Поэт, конечно, восстанавливает его в книге; но в жизни это могло быть и не так. Он мог умереть на своей куче пепла, как тысячи добрых людей умирали и будут умирать в нищете. Счастье, следовательно, — это не то, что мы должны искать. Наше место — быть верными лучшему, что мы знаем, искать это и делать это; и если под «добродетелью как собственной наградой» он имел в виду, что добрый человек заботится только о том, чтобы оставаться добрым, не желая ничего больше, тогда это истинно и благородно. Но если добродетель ценится потому, что она политична, потому что в стремлении к ней будет найдено больше всего наслаждения и меньше всего страданий, тогда она больше не благородна, и это превращение истины Божьей в ложь. Давайте поступать правильно, и придет ли счастье или несчастье — не так уж важно. Если оно придет, жизнь будет сладкой; если оно не придет, жизнь будет горькой — горькой, не сладкой, и все же ее нужно нести. Только при такой теории управление этим миром является понятным и справедливым. Благополучие наших душ зависит только от того, что мы есть, а благородство характера — это не что иное, как постоянная любовь к добру и постоянное презрение к злу. Управление миром — это проблема, пока сохраняется желание эгоистичного наслаждения, и когда справедливость не совершается в соответствии с таким стандартом (что будет не раньше дня после Страшного суда, да и тогда не будет), эгоистичные люди все равно будут спрашивать: почему? — и не найдут ответа. Только для тех, у кого есть сердце сказать: мы можем обойтись без этого, это не то, что мы просим или желаем, — нет никакой тайны. Человек получит то, что заслуживает, и найдет то, что действительно лучше для него, именно так, как он честно ищет это. Счастье может улететь, удовольствие притупиться или перестать быть достижимым, богатство исчезнуть, друзья подвести или оказаться недобрыми, а слава превратиться в позор; но сила служить Богу никогда не иссякает, и любовь к Нему никогда не отвергается.

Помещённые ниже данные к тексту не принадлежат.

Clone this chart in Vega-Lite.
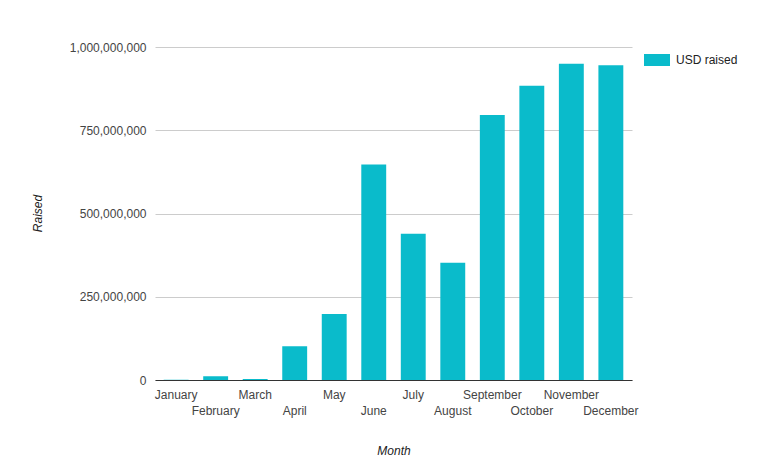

Большинство из нас в тот или иной период своей жизни знали что-то о любви — о той единственной чистой любви, в которой не остается ничего от собственного «я». Мы любили как дети, мы любили как влюбленные; некоторые из нас научились любить дело, веру, страну; и что это была бы за любовь, которая существовала только с благоразумным расчетом на будущие интересы? Конечно, есть любовь, которая ликует в силе самоотречения и может гордиться привилегией страдать за то, что хорошо. Que mon nom soit fletri, pourvu que la France soit libre, сказал Дантон; и те дикие патриоты, которые растоптали в презрении веру в бессмертную жизнь, в которой они были бы вознаграждены за то, что страдали, шли в свои могилы как в постели, ради мечты о свободе народа. Будем ли мы, которые считаем себя разумными людьми, любить живого Бога с меньшим сердцем, чем эти бедные люди любили свой призрак? Справедливость свершается; равновесие не нарушено. Оно кажется нарушенным лишь до тех пор, пока мы не научились служить, не ожидая оплаты за это.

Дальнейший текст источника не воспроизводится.